Title: In the last analysis
No. in series: 1
Year of publication: 1964
Type of mystery: murder, whodunnit
Type of investigator: amateurs
Setting & time: New York, 1960’s
Some themes: Psychoanalysis, murder, literature, university life
Story:
New York literature Professor Kate Fansler is shocked when a former student of hers is murdered on the couch of the psychoanalyst Kate recommended to her. What’s worse, the psychoanalyst, an old friend of Kate’s, is the police’s favourite suspect. Not trusting in the intelligence and experience of the police, Kate begins an investigation of her own, assisted by her nephew-in-law to-be who does the sleuthing, and a friend who is an assistant district attorney and has access to inside information about the investigation. Kate herself mostly does the thinking and the mental arithmetic involved in putting together the clues and finding a likely suspect and motive. This she does and arrives at a theory. Unfortunately she is, at first, unable to prove it, as the evidence is all circumstantial, but her ADA friend helps her to get hold of the one available piece of evidence the police need to turn their attentions to the real killer.
Review:
Amanda Cross (pseudonym), in real life a professor of literature herself, has been described as a literary feminist mystery writer, but I didn’t find much feminism in this book. Maybe it surfaces later in the series. Literature I did find, quotations in fact, and an accurate description of academic life, academic thinking processes and academic arrogance. Having experienced all these things as a student, it was interesting to see it from the point of view of a teacher.
As to characterisation, Kate is not a likeable character.
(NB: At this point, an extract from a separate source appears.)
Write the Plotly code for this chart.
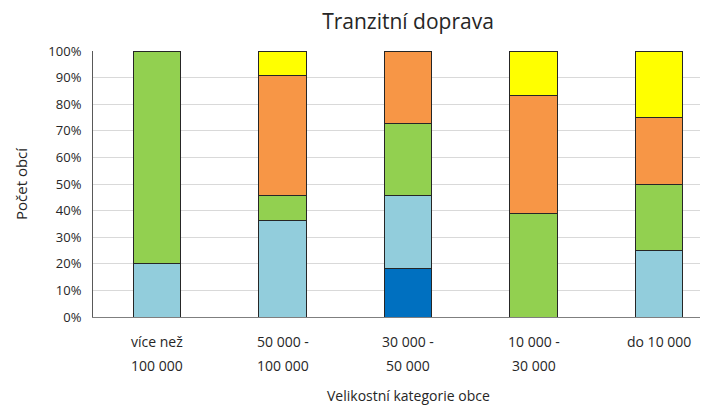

She is arrogant, automatically assumes the police don’t know how to do their job, and barely hesitates to use her ADA friend to get access to classified information. She puts together her splendidly unlikely murder theory from some very tenuous threads that require a rather large jump to reach the conclusion.
The storytelling is ok, up until the point where Kate’s ADA friend breaks the law to get her the evidence she needs to prove the theory. In real life this would have meant that the evidence was inadmissible in court, but of course it doesn’t matter to the story, as she was simply trying to prove her friend didn’t commit the murder. Whether the killer gets away with it because of the lawless way in which the evidence was obtained is beside the point.
Cross’ books came highly recommended to me, but I must say this one is a disappointment. I plan to do a bit of research and try to find her most highly regarded mystery, to see if she deserved the praise.
Rating: A lusterless, undistinguished mystery. 2+ stars.
Comments
Could not agree with you more (also based on having read one of her books and no wish to read more).
As you say, Amanda Cross comes highly recommended; a friend at work once lent me one of her books. I really did not like it -- can't remember much about why, but probably for the reasons you say. I do recall that I found the book badly written so not that easy to follow the plot, such as it was.